My first impression as I got through the first few chapters: blah
A poor girl gets murdered, but that's not the problem. Murdered girls move the plot along and are often essential for setting up a good story. MY problem is that the author goes to great lengths to let you know this girl is ugly. She's ugly, she's fat, no man wants her, therefore she gives it up easy, and is a slut. Special mentioned features to let you know she's ugly: she's a redhead & has FRECKLES. The HORROR! It's not enough that the author describes her this way while she's alive, but when the detective sees her poor corpse, he can just TELL, even through the *bloating due to strangulation* and being dumped in water, that this girl is FAT AND UGLY. Well screw you, too.
By Ch 8: It feels as if I've tried to start watching a soap opera about 15 minutes into a single show. I don't know who all these people are, who's important, what their relationships are to one another, etc.
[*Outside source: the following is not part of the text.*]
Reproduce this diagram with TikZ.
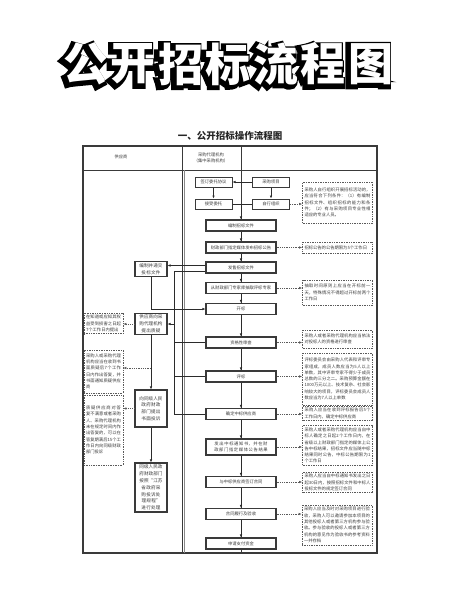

We've two women dead, one of whom happens to be friends with the main (?) character, the detective. (I can't really tell, as the majority of the book seems to be from the point of view from one of his friends, who may or may not be lecherous.) I'm 8 chapters in & the only thing the detective has really done is cook up some bizarre plan to have his friend masquerade as an antiquities appraiser in order to 'infiltrate' the house where the murders occurred. Oh, and do some arts & crafts...he honest to goodness spent several pages decorating a music box with little pieces of glass, for the friend who is (to me, very reasonably) a suspect in the murder. Up to this point, the most well-described character is the poor ugly girl who died in the first chapter.
All of this would be forgivable if the story was actually interesting, but I feel like I could skip entire chapters of this thing & it wouldn't make a difference. I've started skimming, trying to get to the "brilliant" parts that would lend this book to receiving reviews that use the words "dazzling," "masterful," and "talented writer."
Oh, and the other woman who was murdered? I found out more about her from reading the back of the book than I have in 8 chapters. Sometimes, this is understandable in a mystery book...the characters need to determine WHO has been murdered. But they don't. They know her name, who she is, and apparently she's even famous.
I still haven't quite figured out WHEN this book seems to be set. They mention "the war" and when the detective gets upset at a girl, he's described as getting "shirty." Everything seems rather genteel, proper, and above-board, but the characters have all seemed to have slept around (hinted at) and the F word is used once. It's a bizarre amalgamation of styles & it grated on me.
Ugh. Perhaps the first few in the series were decent, *surely*, since the author has managed to milk this thing for (currently) 23 books...but this one was terrible.